Posts Tagged ‘everyday stupidity’

Cut to the Goddamn'd Chase!

Wednesday, 15 September 2021

Most prefaces, forewords, introductions, and introductory paragraphs are largely or entirely superfluous; most introductory sentences are wastes of time.[1] In the last few years, my annoyance about entropic rhetoric in general and about blathering preambles in particular has become outrage.

The internal state of affairs in the West is more terrible now than ever previously in my lifetime. A great many people believe themselves to have important insights to convey about this state of affairs, and want our time. Our time is scarce, but many of them want to present essays in the form of audio recordings, which deliver words far more slowly than most of us can read. Worse, almost every one of those who offer these recordings prologues for some minutes, usually about the importance of what they will have to say but almost always without the prologues' saying anything important.

I believe that some of these people indeed have important things to say; but, in each case, he or she behaves as if unable to recognize what is important. In each individual case, the probability is especially low that a person not getting to the point will get to an important point. I almost always abandon attention before the prologue ends, possibly well before it ends.


[1]  I acknowledge exceptions. I like to believe that I am responsible for some of them; but, had I always the luxury of being my own editor, some of my work would get more rapidily to its point.

Stick That in Your Lexicon!

Saturday, 23 May 2020
bru·to·ri·al /bruːˈtɔːriəl/ adjective & noun
A. noun. An otherwise useless tutorial that one is not permitted to forgo.
B. adjective. Of or pertaining to a brutorial.

Fired-up

Thursday, 2 February 2017

I returned home on foot this evening, carrying various things. As I got back to the apartment complex and was going to enter by way of the vehicular gate, I saw and smelled what appeared to be a fire outside of the central front pedestrian gate, so I investigated.

Yup, there was a small fire inside of what appeared to be a pylon or one of those tall butt receptacles, which was within an inch or so of the building, if not up against it.

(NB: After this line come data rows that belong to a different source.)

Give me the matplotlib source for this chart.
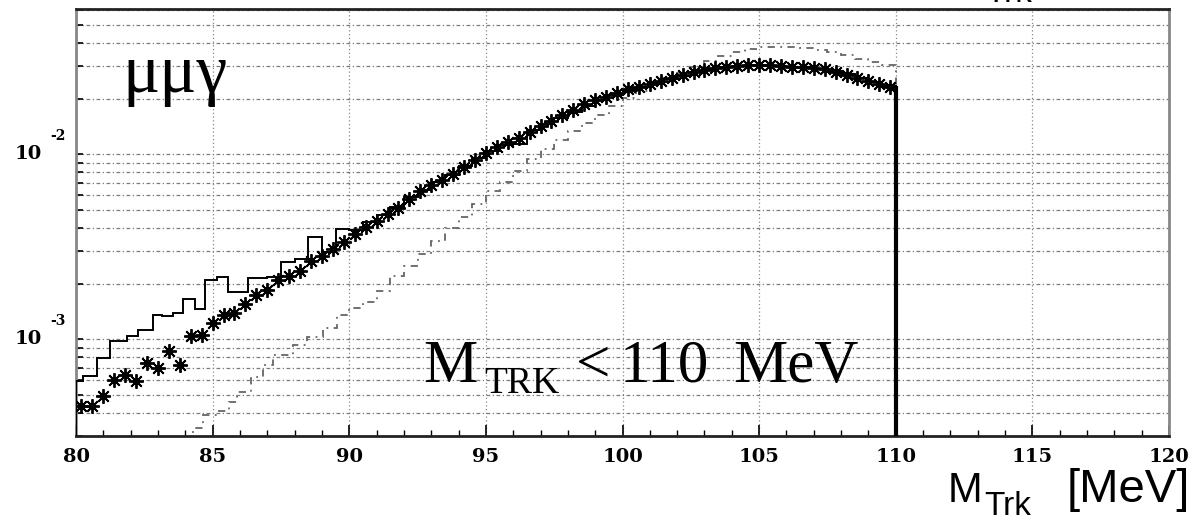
import matplotlib
matplotlib.use("Agg")
import matplotlib.pyplot as plt
import matplotlib.transforms as mtransforms
from matplotlib.ticker import MultipleLocator, NullFormatter, LogLocator
import numpy as np

W, H = 1193, 524

# solid histogram (data)
hist_edges = [80.0, 80.27, 80.76, 81.25, 81.85, 82.28, 82.83, 83.14, 83.56, 83.93,
              84.36, 84.73, 85.16, 85.58, 86.31, 87.0, 87.5, 88.0, 88.5, 89.0,
              89.5, 90.0, 90.5, 91.0, 91.5, 92.0, 92.5, 93.0, 93.5, 94.0,
              94.5, 95.0, 95.5, 96.0, 96.5, 97.0, 97.5, 98.0, 98.5, 99.0,
              99.5, 100.0, 100.5, 101.0, 101.5, 102.0, 102.5, 103.0, 103.5, 104.0,
              104.5, 105.0, 105.5, 106.0, 106.5, 107.0, 107.5, 108.0, 108.5, 109.0,
              109.5, 110.0]
hist_vals = [5.94e-4, 6.32e-4, 7.9e-4, 9.75e-4, 1.04e-3, 1.12e-3, 1.35e-3, 1.33e-3, 1.38e-3,
             1.66e-3, 1.45e-3, 2.08e-3, 2.16e-3, 1.81e-3, 2.15e-3, 2.18e-3, 2.63e-3, 2.72e-3,
             3.58e-3, 2.95e-3, 3.95e-3, 3.9e-3, 4.3e-3, 4.7e-3, 5.2e-3, 5.9e-3,
             6.4e-3, 7.1e-3, 7.7e-3, 8.6e-3, 9.5e-3, 1.04e-2, 1.12e-2, 1.13e-2,
             1.36e-2, 1.46e-2, 1.58e-2, 1.70e-2, 1.82e-2, 1.97e-2, 2.09e-2, 2.20e-2,
             2.32e-2, 2.44e-2, 2.55e-2, 2.66e-2, 2.77e-2, 2.87e-2, 2.95e-2, 2.99e-2,
             3.02e-2, 3.03e-2, 3.01e-2, 2.98e-2, 2.95e-2, 2.90e-2, 2.82e-2, 2.70e-2,
             2.58e-2, 2.45e-2, 2.33e-2]

# simulation points
mc_x = [80.2, 80.6, 81.0, 81.4, 81.8, 82.2, 82.6, 83.0, 83.4, 83.8,
        84.2, 84.6, 85.0, 85.4, 85.8, 86.2, 86.6, 87.0, 87.4, 87.8,
        88.2, 88.6, 89.0, 89.4, 89.8, 90.2, 90.6, 91.0, 91.4, 91.8,
        92.2, 92.6, 93.0, 93.4, 93.8, 94.2, 94.6, 95.0, 95.4, 95.8,
        96.2, 96.6, 97.0, 97.4, 97.8, 98.2, 98.6, 99.0, 99.4, 99.8,
        100.2, 100.6, 101.0, 101.4, 101.8, 102.2, 102.6, 103.0, 103.4, 103.8,
        104.2, 104.6, 105.0, 105.4, 105.8, 106.2, 106.6, 107.0, 107.4, 107.8,
        108.2, 108.6, 109.0, 109.4, 109.8]
mc_y = [4.36e-4, 4.36e-4, 4.94e-4, 6.03e-4, 6.40e-4, 5.94e-4, 7.43e-4, 6.98e-4, 8.61e-4, 7.24e-4,
        1.04e-3, 1.05e-3, 1.22e-3, 1.35e-3, 1.38e-3, 1.56e-3, 1.73e-3, 1.84e-3, 2.08e-3, 2.21e-3,
        2.35e-3, 2.66e-3, 2.83e-3, 3.08e-3, 3.36e-3, 3.72e-3, 4.05e-3, 4.35e-3, 4.75e-3, 5.1e-3,
        5.7e-3, 6.3e-3, 6.8e-3, 7.3e-3, 7.8e-3, 8.5e-3, 9.3e-3, 1.01e-2, 1.10e-2, 1.16e-2,
        1.23e-2, 1.32e-2, 1.42e-2, 1.52e-2, 1.63e-2, 1.74e-2, 1.86e-2, 1.96e-2, 2.05e-2, 2.15e-2,
        2.24e-2, 2.32e-2, 2.41e-2, 2.50e-2, 2.59e-2, 2.68e-2, 2.77e-2, 2.85e-2, 2.92e-2, 2.97e-2,
        3.00e-2, 3.02e-2, 3.03e-2, 3.02e-2, 3.01e-2, 2.98e-2, 2.95e-2, 2.93e-2, 2.88e-2, 2.80e-2,
        2.69e-2, 2.58e-2, 2.48e-2, 2.39e-2, 2.31e-2]

# dashed histogram
alt_edges = [84.3, 84.65, 85.2, 85.6, 85.9, 86.4, 86.85, 87.2, 87.95, 88.45,
             89.05, 89.55, 90.0, 90.5, 91.0, 91.5, 92.0, 92.5, 93.0, 93.5,
             94.0, 94.5, 95.0, 95.5, 96.0, 96.5, 97.0, 97.5, 98.0, 98.5,
             99.0, 99.5, 100.0, 100.5, 101.0, 101.5, 102.0, 102.5, 103.0, 103.5,
             104.0, 104.5, 105.0, 105.5, 106.0, 106.5, 107.0, 107.5, 108.0, 108.5,
             109.0, 109.5, 110.0]
alt_vals = [3.3e-4, 3.9e-4, 4.1e-4, 4.6e-4, 5.19e-4, 6.25e-4, 7.24e-4, 8.2e-4, 9.3e-4,
            1.03e-3, 1.15e-3, 1.35e-3, 1.47e-3, 1.60e-3, 1.83e-3, 2.21e-3, 2.5e-3,
            2.9e-3, 3.4e-3, 4.0e-3, 4.6e-3, 5.4e-3, 6.3e-3, 7.1e-3, 8.1e-3, 9.4e-3,
            1.07e-2, 1.2e-2, 1.33e-2, 1.48e-2, 1.63e-2, 1.82e-2, 2.02e-2, 2.2e-2,
            2.4e-2, 2.58e-2, 2.76e-2, 2.98e-2, 3.2e-2, 3.4e-2, 3.58e-2, 3.7e-2,
            3.78e-2, 3.82e-2, 3.82e-2, 3.75e-2, 3.67e-2, 3.56e-2, 3.42e-2, 3.28e-2,
            3.14e-2, 3.03e-2]

x_ticks = [80, 85, 90, 95, 100, 105, 110, 115, 120]
y_decades = [1e-3, 1e-2]
y_exps = ["-3", "-2"]

fig = plt.figure(figsize=(W / 100, H / 100), dpi=100)
ax = fig.add_axes([76 / W, 1 - 436 / H, (1169 - 76) / W, (436 - 9) / H])

ax.set_xlim(80, 120)
ax.set_yscale("log")
ax.set_ylim(3.0e-4, 6.1e-2)
ax.set_axisbelow(True)

ax.stairs(alt_vals, alt_edges, color="#666666", lw=1.3, ls=(0, (4, 3, 1, 3)), zorder=2)
ax.stairs(hist_vals, hist_edges, baseline=1e-6, color="black", lw=1.4, zorder=3)
# cut-off edge of the histogram
ax.vlines(hist_edges[-1], 1e-6, hist_vals[-1], color="black", lw=3, zorder=3)
ax.plot(mc_x, mc_y, ls="none", marker=(8, 2, 0), ms=10.5, mew=1.35, color="black", zorder=4)

# grid
ax.yaxis.set_major_locator(LogLocator(base=10))
ax.yaxis.set_minor_locator(LogLocator(base=10, subs=np.arange(2, 10)))
ax.yaxis.set_major_formatter(NullFormatter())
ax.yaxis.set_minor_formatter(NullFormatter())
ax.yaxis.grid(True, which="both", ls=(0, (3, 2, 1, 2)), color="#7a7a7a", lw=0.9)
ax.set_xticks(x_ticks)
ax.xaxis.set_minor_locator(MultipleLocator(1))
ax.xaxis.grid(True, which="major", ls=(0, (1, 2)), color="#888888", lw=0.9)

ax.tick_params(axis="x", which="major", direction="in", length=8, width=1.2, pad=9,
               labelsize=14)
ax.tick_params(axis="x", which="minor", direction="in", length=4, width=1)
ax.tick_params(axis="y", which="both", direction="in", length=5, width=1.2)
for lbl in ax.get_xticklabels():
    lbl.set_fontfamily("DejaVu Serif")
    lbl.set_fontweight("bold")

for side in ["top", "bottom"]:
    ax.spines[side].set_color("#222222")
    ax.spines[side].set_linewidth(2)
for side in ["left", "right"]:
    ax.spines[side].set_color("#888888")
    ax.spines[side].set_linewidth(2)

# decade labels on the left
trans = mtransforms.blended_transform_factory(fig.transFigure, ax.transData)
for v, e in zip(y_decades, y_exps):
    ax.text(42 / W, v, "10", transform=trans, ha="right", va="center",
            fontsize=14, fontweight="bold", family="DejaVu Serif")
    t = mtransforms.offset_copy(trans, fig=fig, x=0, y=18, units="dots")
    ax.text(50 / W, v, e, transform=t, ha="left", va="center",
            fontsize=10, fontweight="bold", family="DejaVu Serif")


def ftext(x, y, s, **kw):
    fig.text(x / W, 1 - y / H, s, va="baseline", **kw)


serif = "Liberation Serif"
ftext(122, 92, "μμγ", fontsize=50, family=serif)
ftext(423, 382, "M", fontsize=44, family=serif)
ftext(484, 393, "TRK", fontsize=27, family=serif)
ftext(576, 382, "<", fontsize=44, family=serif)
ftext(620, 382, "110", fontsize=44, family=serif)
ftext(733, 382, "MeV", fontsize=44, family=serif)

sans = "Liberation Sans"
ftext(948, 502, "M", fontsize=30, family=sans)
ftext(984, 515, "Trk", fontsize=24, family=sans)
fig.text(1190 / W, 1 - 502 / H, "[MeV]", ha="right", va="baseline", fontsize=34, family=sans)
ftext(985, 2, "Trk", fontsize=24, family=sans)

fig.savefig("out.png", dpi=100)
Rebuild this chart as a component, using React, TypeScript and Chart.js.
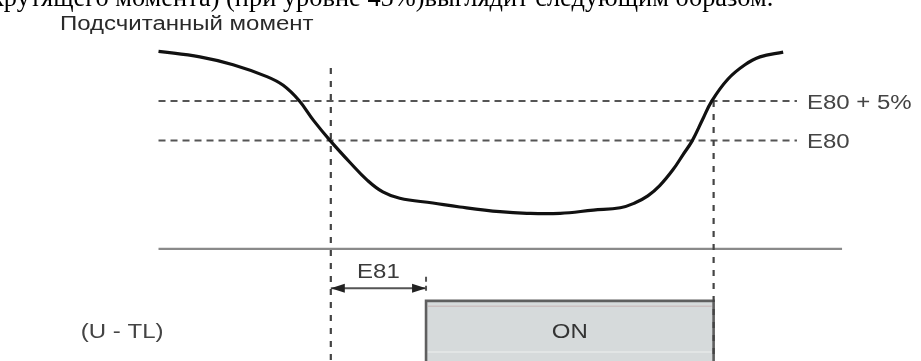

So I first got my phone to call emergency services. The first dispatcher switched me to a fire department dispatcher, who was a fool following a flowchart. I started to tell him There's a small fire outside of 4050— at which point he interrupted me to tell me that he needed my location. So I told him my location exactly as I'd begun doing when he interrupted me — I didn't note to him that I'd been doing just that — and I told him what was on fire. At this point, I wanted to put down what I was carrying, and go get a fire extinguisher, which meant getting off the phone. Of course, the fire was worsening and the burning object was collapsing in a way that could further fuel the flames. But the dispatcher was demanding my phone number in case we get cut off. I shouted at him that I'd told him what he needed to know, and wasn't going to stay on the phone with him. My phone set resisted my attempt to hang-up, so I turned it off. I got-out my keys, got through the gate, was interrupted by someone who told me that there were a fire, put my packages down, went (barking about stupidity) to a case near the elevator, retrieved a fire extinguisher, then returned to put-out the damn'd fire.

I thought that I heard a fire truck, so I waited, and one indeed arrived. They decided that the fire were extinguished, and so went on their way. The complex manager showed-up, so I explained the situation to her. Then a cop showed-up so I explained the situation to him. Satisfied, he too went on his way. The manager stayed to deal with the clean-up. I grabbed my things, went on to my apartment, and grumbled sub-vocally about inhaling things that I didn't want to inhale.

When I restarted my phone, I found that I had a message waiting. The dispatcher said that they needed me to call back to tell them what were on fire.